Dataset excerpt:
◇ ◇ ◇ ◇

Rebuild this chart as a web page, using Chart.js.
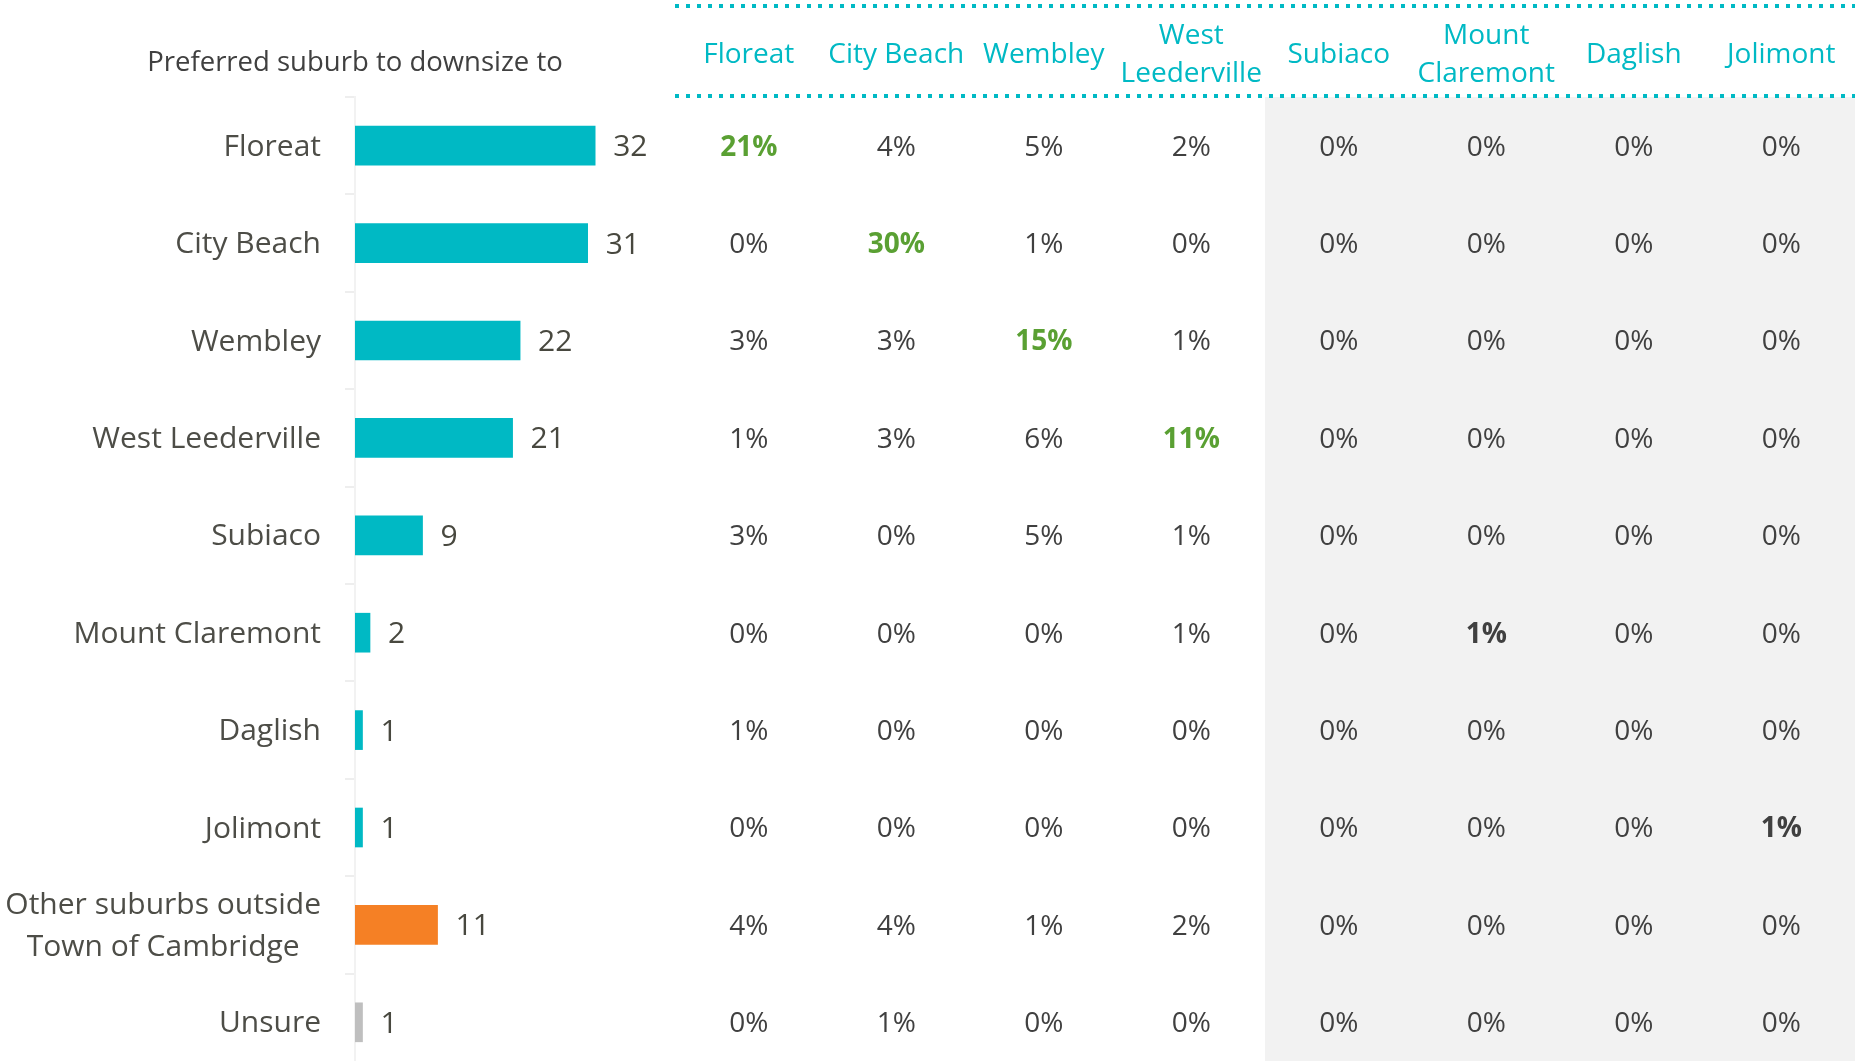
<!DOCTYPE html>
<html>
<head>
<meta charset="utf-8">
<script src="https://cdn.jsdelivr.net/npm/chart.js@4.4.1/dist/chart.umd.min.js"></script>
<style>
  html, body { margin: 0; padding: 0; background: #fff; overflow: hidden; }
  #wrap { position: relative; width: 1855px; height: 1061px; overflow: hidden; }
  #barChart { position: absolute; left: 0; top: 0; }
  #tableChart { position: absolute; left: 675px; top: 0; }
</style>
</head>
<body>
<div id="wrap">
  <canvas id="barChart" width="765" height="1075"></canvas>
  <canvas id="tableChart" width="1180" height="1075"></canvas>
</div>
<script>
// preferred suburb (rows)
const suburbs = [
  'Floreat', 'City Beach', 'Wembley', 'West Leederville', 'Subiaco',
  'Mount Claremont', 'Daglish', 'Jolimont',
  ['Other suburbs outside', 'Town of Cambridge'], 'Unsure'
];
const counts = [32, 31, 22, 21, 9, 2, 1, 1, 11, 1];
const barColors = ['#00B9C4', '#00B9C4', '#00B9C4', '#00B9C4', '#00B9C4',
  '#00B9C4', '#00B9C4', '#00B9C4', '#F58025', '#BFBFBF'];

// current suburb (columns)
const columns = ['Floreat', 'City Beach', 'Wembley', ['West', 'Leederville'],
  'Subiaco', ['Mount', 'Claremont'], 'Daglish', 'Jolimont'];

// % per column, one value per row above
const pctFloreat = [21, 0, 3, 1, 3, 0, 1, 0, 4, 0];
const pctCityBeach = [4, 30, 3, 3, 0, 0, 0, 0, 4, 1];
const pctWembley = [5, 1, 15, 6, 5, 0, 0, 0, 1, 0];
const pctWestLeederville = [2, 0, 1, 11, 1, 1, 0, 0, 2, 0];
const pctSubiaco = [0, 0, 0, 0, 0, 0, 0, 0, 0, 0];
const pctMountClaremont = [0, 0, 0, 0, 0, 1, 0, 0, 0, 0];
const pctDaglish = [0, 0, 0, 0, 0, 0, 0, 0, 0, 0];
const pctJolimont = [0, 0, 0, 0, 0, 0, 0, 1, 0, 0];
const pctColumns = [pctFloreat, pctCityBeach, pctWembley, pctWestLeederville,
  pctSubiaco, pctMountClaremont, pctDaglish, pctJolimont];

const FONT = '"Open Sans", "Noto Sans", sans-serif';
const TEAL = '#00B9C4';
const TEXT = '#404040';
const LABEL = '#4d4d47';

// left axis labels: right aligned, multi-line block centred on itself
const suburbLabels = {
  id: 'suburbLabels',
  afterDraw(chart) {
    const scale = chart.scales.y;
    const ctx = chart.ctx;
    ctx.save();
    ctx.font = '30px ' + FONT;
    ctx.fillStyle = LABEL;
    ctx.textAlign = 'center';
    ctx.textBaseline = 'middle';
    const right = scale.right - 34;
    suburbs.forEach((lab, i) => {
      const lines = Array.isArray(lab) ? lab : [lab];
      const w = Math.max(...lines.map(l => ctx.measureText(l).width));
      const y = scale.getPixelForTick(i) + 1.5;
      const lh = 42.6;
      lines.forEach((l, k) => {
        ctx.fillText(l, right - w / 2, y + (k - (lines.length - 1) / 2) * lh);
      });
    });
    ctx.restore();
  }
};

// count next to each bar
const barValues = {
  id: 'barValues',
  afterDatasetsDraw(chart) {
    const ctx = chart.ctx;
    const meta = chart.getDatasetMeta(0);
    ctx.save();
    ctx.font = '30px ' + FONT;
    ctx.fillStyle = '#48483f';
    ctx.textAlign = 'left';
    ctx.textBaseline = 'middle';
    meta.data.forEach((bar, i) => {
      ctx.fillText(String(counts[i]), bar.x + 18, bar.y + 2);
    });
    ctx.restore();
  }
};

new Chart(document.getElementById('barChart'), {
  type: 'bar',
  data: {
    labels: suburbs,
    datasets: [{
      data: counts,
      backgroundColor: barColors,
      barThickness: 39
    }]
  },
  options: {
    indexAxis: 'y',
    responsive: false,
    animation: false,
    layout: { padding: { right: 55, bottom: 4 } },
    plugins: {
      legend: { display: false },
      tooltip: { enabled: false },
      title: {
        display: true,
        text: 'Preferred suburb to downsize to',
        color: TEXT,
        font: { family: FONT, size: 27.5, weight: 'normal' },
        padding: { top: 47, bottom: 17 }
      }
    },
    scales: {
      x: { display: false, min: 0, max: 47.3 },
      y: {
        ticks: { display: false },
        grid: { color: '#eeeeee', drawOnChartArea: false, tickLength: 10, lineWidth: 2 },
        border: { color: '#f2f2f2', width: 2 },
        afterFit(scale) { scale.width = 355; }
      }
    }
  },
  plugins: [suburbLabels, barValues]
});

// table cells: one dataset per column, positioned by the x / y scales
const tableDatasets = pctColumns.map((vals, c) => ({
  data: vals.map((v, r) => ({ x: c, y: r, v: v })),
  pointRadius: 0
}));

const tableDecor = {
  id: 'tableDecor',
  beforeDraw(chart) {
    const ctx = chart.ctx;
    const xs = chart.scales.x;
    const area = chart.chartArea;
    const band = xs.getPixelForValue(1) - xs.getPixelForValue(0);
    // grey panel behind the remaining suburbs
    ctx.save();
    ctx.fillStyle = '#f2f2f2';
    const gx = xs.getPixelForValue(4) - band / 2;
    ctx.fillRect(gx, area.top, chart.width - gx, chart.height - area.top);
    // dotted rules above / below header
    ctx.strokeStyle = TEAL;
    ctx.lineWidth = 4;
    ctx.setLineDash([4, 7]);
    [6, 96].forEach(y => {
      ctx.beginPath();
      ctx.moveTo(area.left, y);
      ctx.lineTo(area.right, y);
      ctx.stroke();
    });
    ctx.setLineDash([]);
    // column headers
    ctx.font = '28px ' + FONT;
    ctx.fillStyle = TEAL;
    ctx.textAlign = 'center';
    ctx.textBaseline = 'middle';
    columns.forEach((col, c) => {
      const lines = Array.isArray(col) ? col : [col];
      const x = xs.getPixelForValue(c);
      lines.forEach((l, k) => {
        ctx.fillText(l, x, 55.5 + (k - (lines.length - 1) / 2) * 38);
      });
    });
    ctx.restore();
  },
  afterDatasetsDraw(chart) {
    const ctx = chart.ctx;
    ctx.save();
    ctx.textAlign = 'center';
    ctx.textBaseline = 'middle';
    chart.data.datasets.forEach((ds, c) => {
      const meta = chart.getDatasetMeta(c);
      meta.data.forEach((pt, r) => {
        const v = ds.data[r].v;
        const hi = r === c && v > 0;
        ctx.font = (hi ? 'bold ' : '') + '28px ' + FONT;
        ctx.fillStyle = hi ? (c < 4 ? '#5AA033' : '#404040') : TEXT;
        ctx.fillText(v + '%', pt.x, pt.y + 2);
      });
    });
    ctx.restore();
  }
};

new Chart(document.getElementById('tableChart'), {
  type: 'scatter',
  data: { datasets: tableDatasets },
  options: {
    responsive: false,
    animation: false,
    layout: { padding: { top: 97, bottom: 4 } },
    plugins: { legend: { display: false }, tooltip: { enabled: false } },
    scales: {
      x: { type: 'linear', min: -0.5, max: columns.length - 0.5, display: false },
      y: { type: 'linear', min: -0.5, max: suburbs.length - 0.5, reverse: true, display: false }
    }
  },
  plugins: [tableDecor]
});
</script>
</body>
</html>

◇ ◇ ◇ ◇

Requirements:
Repeat the listing above up to and including the line with "const LABEL = '#4d4d47';", starting from its first line. Drop any pictures.

Output of the exercise:
Rebuild this chart as a web page, using Chart.js.
<!DOCTYPE html>
<html>
<head>
<meta charset="utf-8">
<script src="https://cdn.jsdelivr.net/npm/chart.js@4.4.1/dist/chart.umd.min.js"></script>
<style>
  html, body { margin: 0; padding: 0; background: #fff; overflow: hidden; }
  #wrap { position: relative; width: 1855px; height: 1061px; overflow: hidden; }
  #barChart { position: absolute; left: 0; top: 0; }
  #tableChart { position: absolute; left: 675px; top: 0; }
</style>
</head>
<body>
<div id="wrap">
  <canvas id="barChart" width="765" height="1075"></canvas>
  <canvas id="tableChart" width="1180" height="1075"></canvas>
</div>
<script>
// preferred suburb (rows)
const suburbs = [
  'Floreat', 'City Beach', 'Wembley', 'West Leederville', 'Subiaco',
  'Mount Claremont', 'Daglish', 'Jolimont',
  ['Other suburbs outside', 'Town of Cambridge'], 'Unsure'
];
const counts = [32, 31, 22, 21, 9, 2, 1, 1, 11, 1];
const barColors = ['#00B9C4', '#00B9C4', '#00B9C4', '#00B9C4', '#00B9C4',
  '#00B9C4', '#00B9C4', '#00B9C4', '#F58025', '#BFBFBF'];

// current suburb (columns)
const columns = ['Floreat', 'City Beach', 'Wembley', ['West', 'Leederville'],
  'Subiaco', ['Mount', 'Claremont'], 'Daglish', 'Jolimont'];

// % per column, one value per row above
const pctFloreat = [21, 0, 3, 1, 3, 0, 1, 0, 4, 0];
const pctCityBeach = [4, 30, 3, 3, 0, 0, 0, 0, 4, 1];
const pctWembley = [5, 1, 15, 6, 5, 0, 0, 0, 1, 0];
const pctWestLeederville = [2, 0, 1, 11, 1, 1, 0, 0, 2, 0];
const pctSubiaco = [0, 0, 0, 0, 0, 0, 0, 0, 0, 0];
const pctMountClaremont = [0, 0, 0, 0, 0, 1, 0, 0, 0, 0];
const pctDaglish = [0, 0, 0, 0, 0, 0, 0, 0, 0, 0];
const pctJolimont = [0, 0, 0, 0, 0, 0, 0, 1, 0, 0];
const pctColumns = [pctFloreat, pctCityBeach, pctWembley, pctWestLeederville,
  pctSubiaco, pctMountClaremont, pctDaglish, pctJolimont];

const FONT = '"Open Sans", "Noto Sans", sans-serif';
const TEAL = '#00B9C4';
const TEXT = '#404040';
const LABEL = '#4d4d47';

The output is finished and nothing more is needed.